Obvious zoophile who he brought into furry fandom and did not take out.
When a group runner can’t face the result of their own negligence
No furry group runner has openly addressed how risk warnings were overruled, before two fellow group runners used their influence to prey on a child member. There’s no apology, promise to do better, or admitting that negligence does harm. That’s nothing surprising to some sources who have tried to engage Willett about past cases of dangerous people in the community.
One former runner of a defunct group, who backed away from furry fandom over this, spoke about experiences with Willett’s unsavory influence and intentions for founding his North Bay Furs group.
Willet founded North Bay Furs with a “no shaming” rule, because of growing bitter at the management of the previous local group for holding pedophiles accountable, says the source. (Around 2018 Willett said the same directly to Dogpatch Press.)
That defunct group runner recalled Willett as “oddly defensive” about the topic, said Willett refused to condemn or address it, misused his influence to undermine people that held people accountable, and called accountability “toxic”.



Willett’s group is only joined by direct private invite. With the founding reason of the group making a bubble of toxic positivity, where “offensive” criticism gets removed, fake neutrality is more selective than it would be to reduce extreme tolerance given to problem friends as if nothing can be done. How ironic that the pedo-shame that irked Willett so much came true in the place he made to shirk it.
After the arrest of Medina, Willett went into Medina’s now-leaderless group, labeling it a “duplicate” while directing members to join his North Bay Furs. Gaining followers that way is convenient, when it became leaderless at the cost of an abused child, after Willett’s decision of acceptable risk. Here’s a case to remember if we want to know how negligent leadership falls upwards.

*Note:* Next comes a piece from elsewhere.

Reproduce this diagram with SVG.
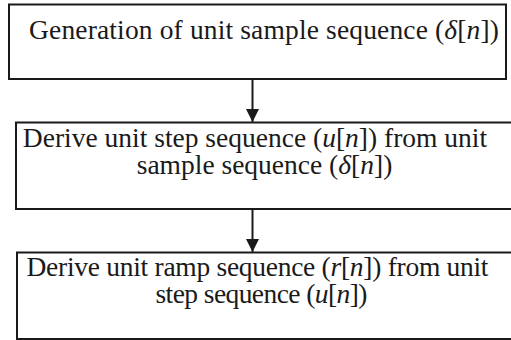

The pattern in this story isn’t just with a few abusers who were caught. It’s also the influence of cronies and enablers who have been at it for too long, a type we keep having to beware, making a minefield for trusting anyone at all. Their bubbles are full of a cultishly dogmatic attitude that their critics are enemies, while they’re trying to boost the fandom by keeping the parties going, stopping negative image, welcoming everyone, and keeping everything cuddly and bright. The uncomfortable truth is that they’re selfishly protecting their own comfort, no matter who gets hurt and how they have to deny it.
For many who are frustrated about this, protest brings something more positive than toxic positivity: catharsis.